--- Written instruction ---
The data below should be restated word for word, with every picture omitted.

* Begin *

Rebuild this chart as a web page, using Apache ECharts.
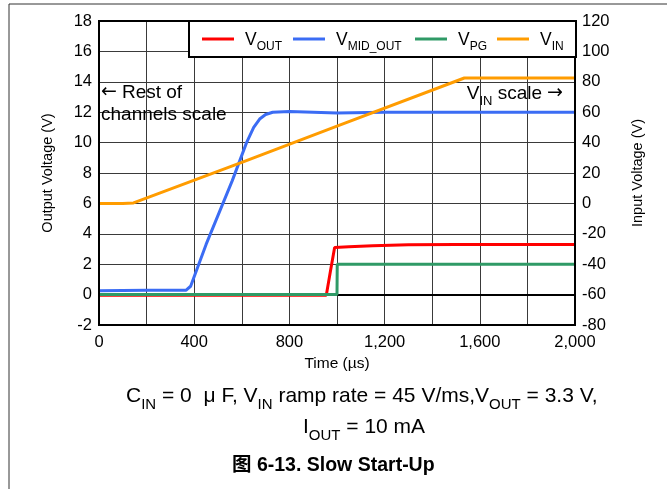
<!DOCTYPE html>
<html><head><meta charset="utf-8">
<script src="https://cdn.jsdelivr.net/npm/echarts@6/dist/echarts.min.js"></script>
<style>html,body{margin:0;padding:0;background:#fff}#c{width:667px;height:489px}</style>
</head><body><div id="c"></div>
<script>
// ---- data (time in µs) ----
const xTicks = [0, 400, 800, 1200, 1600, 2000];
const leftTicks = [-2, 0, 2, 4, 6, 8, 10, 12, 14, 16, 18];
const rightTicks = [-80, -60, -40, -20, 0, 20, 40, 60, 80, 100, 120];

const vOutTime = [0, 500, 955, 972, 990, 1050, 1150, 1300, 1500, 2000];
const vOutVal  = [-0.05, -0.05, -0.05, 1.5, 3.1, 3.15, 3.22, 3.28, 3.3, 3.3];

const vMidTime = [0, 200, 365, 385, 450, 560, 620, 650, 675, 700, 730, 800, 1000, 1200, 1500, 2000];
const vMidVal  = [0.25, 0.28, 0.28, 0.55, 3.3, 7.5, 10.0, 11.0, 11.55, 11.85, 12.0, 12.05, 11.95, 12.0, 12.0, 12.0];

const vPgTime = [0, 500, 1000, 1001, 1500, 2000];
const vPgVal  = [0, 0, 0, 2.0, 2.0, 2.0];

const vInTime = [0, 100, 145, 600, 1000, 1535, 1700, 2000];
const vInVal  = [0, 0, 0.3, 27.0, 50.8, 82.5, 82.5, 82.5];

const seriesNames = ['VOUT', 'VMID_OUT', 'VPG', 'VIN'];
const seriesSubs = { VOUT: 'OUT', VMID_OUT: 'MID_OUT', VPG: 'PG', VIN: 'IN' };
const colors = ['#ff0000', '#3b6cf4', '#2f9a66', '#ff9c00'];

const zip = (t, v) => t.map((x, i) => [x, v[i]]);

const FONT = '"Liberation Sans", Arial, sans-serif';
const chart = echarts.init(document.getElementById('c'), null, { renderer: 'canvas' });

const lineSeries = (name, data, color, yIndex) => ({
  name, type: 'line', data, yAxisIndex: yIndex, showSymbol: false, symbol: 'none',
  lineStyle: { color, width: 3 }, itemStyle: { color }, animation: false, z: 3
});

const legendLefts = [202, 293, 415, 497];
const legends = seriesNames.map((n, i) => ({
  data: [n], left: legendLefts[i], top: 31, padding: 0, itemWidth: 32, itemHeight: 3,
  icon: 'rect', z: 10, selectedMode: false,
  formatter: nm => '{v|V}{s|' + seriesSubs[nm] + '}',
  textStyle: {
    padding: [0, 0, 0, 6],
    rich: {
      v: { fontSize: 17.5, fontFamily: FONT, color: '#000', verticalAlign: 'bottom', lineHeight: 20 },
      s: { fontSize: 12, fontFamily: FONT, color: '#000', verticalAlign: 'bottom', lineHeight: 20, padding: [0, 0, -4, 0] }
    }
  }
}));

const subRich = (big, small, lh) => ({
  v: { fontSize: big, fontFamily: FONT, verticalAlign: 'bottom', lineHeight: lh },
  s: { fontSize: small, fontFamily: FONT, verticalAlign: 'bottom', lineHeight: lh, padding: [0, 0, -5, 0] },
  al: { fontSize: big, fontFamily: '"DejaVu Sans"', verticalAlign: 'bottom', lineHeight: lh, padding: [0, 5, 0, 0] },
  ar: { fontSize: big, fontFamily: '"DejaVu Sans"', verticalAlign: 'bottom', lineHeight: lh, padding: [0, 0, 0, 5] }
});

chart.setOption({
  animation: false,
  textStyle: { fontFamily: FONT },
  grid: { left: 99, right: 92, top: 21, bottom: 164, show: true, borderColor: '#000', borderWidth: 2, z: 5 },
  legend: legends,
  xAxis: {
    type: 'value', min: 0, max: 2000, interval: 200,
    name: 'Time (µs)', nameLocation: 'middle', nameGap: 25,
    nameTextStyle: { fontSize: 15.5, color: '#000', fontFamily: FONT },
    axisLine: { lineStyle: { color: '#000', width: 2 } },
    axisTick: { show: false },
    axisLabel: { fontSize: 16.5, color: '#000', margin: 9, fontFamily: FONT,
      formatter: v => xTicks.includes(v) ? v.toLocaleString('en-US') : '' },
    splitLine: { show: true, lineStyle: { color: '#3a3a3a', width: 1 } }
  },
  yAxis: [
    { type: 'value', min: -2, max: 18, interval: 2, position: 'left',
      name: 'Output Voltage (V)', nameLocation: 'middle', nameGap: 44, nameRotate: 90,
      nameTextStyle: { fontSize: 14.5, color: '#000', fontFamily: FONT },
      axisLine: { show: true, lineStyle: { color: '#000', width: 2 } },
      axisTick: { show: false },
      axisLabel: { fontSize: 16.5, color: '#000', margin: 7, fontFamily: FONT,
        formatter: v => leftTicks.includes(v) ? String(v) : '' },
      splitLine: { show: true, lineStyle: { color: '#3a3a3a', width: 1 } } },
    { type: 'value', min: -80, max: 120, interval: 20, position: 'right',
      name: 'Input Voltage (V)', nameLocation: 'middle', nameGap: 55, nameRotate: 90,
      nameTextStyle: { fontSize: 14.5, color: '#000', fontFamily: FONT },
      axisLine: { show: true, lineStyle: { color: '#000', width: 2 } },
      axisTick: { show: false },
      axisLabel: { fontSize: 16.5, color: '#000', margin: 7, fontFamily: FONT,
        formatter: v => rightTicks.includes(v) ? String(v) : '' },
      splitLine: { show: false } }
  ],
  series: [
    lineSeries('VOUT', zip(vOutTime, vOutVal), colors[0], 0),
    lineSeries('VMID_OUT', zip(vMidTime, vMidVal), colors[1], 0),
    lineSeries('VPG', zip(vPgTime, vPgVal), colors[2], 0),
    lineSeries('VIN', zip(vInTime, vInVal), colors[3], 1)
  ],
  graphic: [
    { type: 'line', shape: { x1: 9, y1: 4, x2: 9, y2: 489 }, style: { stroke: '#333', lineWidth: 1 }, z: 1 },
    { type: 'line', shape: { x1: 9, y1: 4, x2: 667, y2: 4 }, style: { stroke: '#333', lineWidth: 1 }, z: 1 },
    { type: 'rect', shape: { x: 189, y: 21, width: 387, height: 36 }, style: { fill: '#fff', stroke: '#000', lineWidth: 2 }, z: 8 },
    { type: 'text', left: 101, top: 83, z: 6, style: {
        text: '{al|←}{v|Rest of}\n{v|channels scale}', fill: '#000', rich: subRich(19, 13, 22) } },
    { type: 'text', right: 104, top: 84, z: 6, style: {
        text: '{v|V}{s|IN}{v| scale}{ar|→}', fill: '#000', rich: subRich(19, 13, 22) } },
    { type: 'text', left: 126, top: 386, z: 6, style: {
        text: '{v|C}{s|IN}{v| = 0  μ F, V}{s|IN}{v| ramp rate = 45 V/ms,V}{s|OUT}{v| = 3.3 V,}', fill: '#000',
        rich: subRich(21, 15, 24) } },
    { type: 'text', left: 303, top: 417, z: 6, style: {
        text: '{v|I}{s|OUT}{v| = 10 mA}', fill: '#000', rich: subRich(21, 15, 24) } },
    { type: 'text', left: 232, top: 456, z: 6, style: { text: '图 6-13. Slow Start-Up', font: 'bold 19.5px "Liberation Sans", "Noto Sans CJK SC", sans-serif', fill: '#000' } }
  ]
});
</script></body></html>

* End *

--- Solution for this task ---
Rebuild this chart as a web page, using Apache ECharts.
<!DOCTYPE html>
<html><head><meta charset="utf-8">
<script src="https://cdn.jsdelivr.net/npm/echarts@6/dist/echarts.min.js"></script>
<style>html,body{margin:0;padding:0;background:#fff}#c{width:667px;height:489px}</style>
</head><body><div id="c"></div>
<script>
// ---- data (time in µs) ----
const xTicks = [0, 400, 800, 1200, 1600, 2000];
const leftTicks = [-2, 0, 2, 4, 6, 8, 10, 12, 14, 16, 18];
const rightTicks = [-80, -60, -40, -20, 0, 20, 40, 60, 80, 100, 120];

const vOutTime = [0, 500, 955, 972, 990, 1050, 1150, 1300, 1500, 2000];
const vOutVal  = [-0.05, -0.05, -0.05, 1.5, 3.1, 3.15, 3.22, 3.28, 3.3, 3.3];

const vMidTime = [0, 200, 365, 385, 450, 560, 620, 650, 675, 700, 730, 800, 1000, 1200, 1500, 2000];
const vMidVal  = [0.25, 0.28, 0.28, 0.55, 3.3, 7.5, 10.0, 11.0, 11.55, 11.85, 12.0, 12.05, 11.95, 12.0, 12.0, 12.0];

const vPgTime = [0, 500, 1000, 1001, 1500, 2000];
const vPgVal  = [0, 0, 0, 2.0, 2.0, 2.0];

const vInTime = [0, 100, 145, 600, 1000, 1535, 1700, 2000];
const vInVal  = [0, 0, 0.3, 27.0, 50.8, 82.5, 82.5, 82.5];

const seriesNames = ['VOUT', 'VMID_OUT', 'VPG', 'VIN'];
const seriesSubs = { VOUT: 'OUT', VMID_OUT: 'MID_OUT', VPG: 'PG', VIN: 'IN' };
const colors = ['#ff0000', '#3b6cf4', '#2f9a66', '#ff9c00'];

const zip = (t, v) => t.map((x, i) => [x, v[i]]);

const FONT = '"Liberation Sans", Arial, sans-serif';
const chart = echarts.init(document.getElementById('c'), null, { renderer: 'canvas' });

const lineSeries = (name, data, color, yIndex) => ({
  name, type: 'line', data, yAxisIndex: yIndex, showSymbol: false, symbol: 'none',
  lineStyle: { color, width: 3 }, itemStyle: { color }, animation: false, z: 3
});

const legendLefts = [202, 293, 415, 497];
const legends = seriesNames.map((n, i) => ({
  data: [n], left: legendLefts[i], top: 31, padding: 0, itemWidth: 32, itemHeight: 3,
  icon: 'rect', z: 10, selectedMode: false,
  formatter: nm => '{v|V}{s|' + seriesSubs[nm] + '}',
  textStyle: {
    padding: [0, 0, 0, 6],
    rich: {
      v: { fontSize: 17.5, fontFamily: FONT, color: '#000', verticalAlign: 'bottom', lineHeight: 20 },
      s: { fontSize: 12, fontFamily: FONT, color: '#000', verticalAlign: 'bottom', lineHeight: 20, padding: [0, 0, -4, 0] }
    }
  }
}));

const subRich = (big, small, lh) => ({
  v: { fontSize: big, fontFamily: FONT, verticalAlign: 'bottom', lineHeight: lh },
  s: { fontSize: small, fontFamily: FONT, verticalAlign: 'bottom', lineHeight: lh, padding: [0, 0, -5, 0] },
  al: { fontSize: big, fontFamily: '"DejaVu Sans"', verticalAlign: 'bottom', lineHeight: lh, padding: [0, 5, 0, 0] },
  ar: { fontSize: big, fontFamily: '"DejaVu Sans"', verticalAlign: 'bottom', lineHeight: lh, padding: [0, 0, 0, 5] }
});

chart.setOption({
  animation: false,
  textStyle: { fontFamily: FONT },
  grid: { left: 99, right: 92, top: 21, bottom: 164, show: true, borderColor: '#000', borderWidth: 2, z: 5 },
  legend: legends,
  xAxis: {
    type: 'value', min: 0, max: 2000, interval: 200,
    name: 'Time (µs)', nameLocation: 'middle', nameGap: 25,
    nameTextStyle: { fontSize: 15.5, color: '#000', fontFamily: FONT },
    axisLine: { lineStyle: { color: '#000', width: 2 } },
    axisTick: { show: false },
    axisLabel: { fontSize: 16.5, color: '#000', margin: 9, fontFamily: FONT,
      formatter: v => xTicks.includes(v) ? v.toLocaleString('en-US') : '' },
    splitLine: { show: true, lineStyle: { color: '#3a3a3a', width: 1 } }
  },
  yAxis: [
    { type: 'value', min: -2, max: 18, interval: 2, position: 'left',
      name: 'Output Voltage (V)', nameLocation: 'middle', nameGap: 44, nameRotate: 90,
      nameTextStyle: { fontSize: 14.5, color: '#000', fontFamily: FONT },
      axisLine: { show: true, lineStyle: { color: '#000', width: 2 } },
      axisTick: { show: false },
      axisLabel: { fontSize: 16.5, color: '#000', margin: 7, fontFamily: FONT,
        formatter: v => leftTicks.includes(v) ? String(v) : '' },
      splitLine: { show: true, lineStyle: { color: '#3a3a3a', width: 1 } } },
    { type: 'value', min: -80, max: 120, interval: 20, position: 'right',
      name: 'Input Voltage (V)', nameLocation: 'middle', nameGap: 55, nameRotate: 90,
      nameTextStyle: { fontSize: 14.5, color: '#000', fontFamily: FONT },
      axisLine: { show: true, lineStyle: { color: '#000', width: 2 } },
      axisTick: { show: false },
      axisLabel: { fontSize: 16.5, color: '#000', margin: 7, fontFamily: FONT,
        formatter: v => rightTicks.includes(v) ? String(v) : '' },
      splitLine: { show: false } }
  ],
  series: [
    lineSeries('VOUT', zip(vOutTime, vOutVal), colors[0], 0),
    lineSeries('VMID_OUT', zip(vMidTime, vMidVal), colors[1], 0),
    lineSeries('VPG', zip(vPgTime, vPgVal), colors[2], 0),
    lineSeries('VIN', zip(vInTime, vInVal), colors[3], 1)
  ],
  graphic: [
    { type: 'line', shape: { x1: 9, y1: 4, x2: 9, y2: 489 }, style: { stroke: '#333', lineWidth: 1 }, z: 1 },
    { type: 'line', shape: { x1: 9, y1: 4, x2: 667, y2: 4 }, style: { stroke: '#333', lineWidth: 1 }, z: 1 },
    { type: 'rect', shape: { x: 189, y: 21, width: 387, height: 36 }, style: { fill: '#fff', stroke: '#000', lineWidth: 2 }, z: 8 },
    { type: 'text', left: 101, top: 83, z: 6, style: {
        text: '{al|←}{v|Rest of}\n{v|channels scale}', fill: '#000', rich: subRich(19, 13, 22) } },
    { type: 'text', right: 104, top: 84, z: 6, style: {
        text: '{v|V}{s|IN}{v| scale}{ar|→}', fill: '#000', rich: subRich(19, 13, 22) } },
    { type: 'text', left: 126, top: 386, z: 6, style: {
        text: '{v|C}{s|IN}{v| = 0  μ F, V}{s|IN}{v| ramp rate = 45 V/ms,V}{s|OUT}{v| = 3.3 V,}', fill: '#000',
        rich: subRich(21, 15, 24) } },
    { type: 'text', left: 303, top: 417, z: 6, style: {
        text: '{v|I}{s|OUT}{v| = 10 mA}', fill: '#000', rich: subRich(21, 15, 24) } },
    { type: 'text', left: 232, top: 456, z: 6, style: { text: '图 6-13. Slow Start-Up', font: 'bold 19.5px "Liberation Sans", "Noto Sans CJK SC", sans-serif', fill: '#000' } }
  ]
});
</script></body></html>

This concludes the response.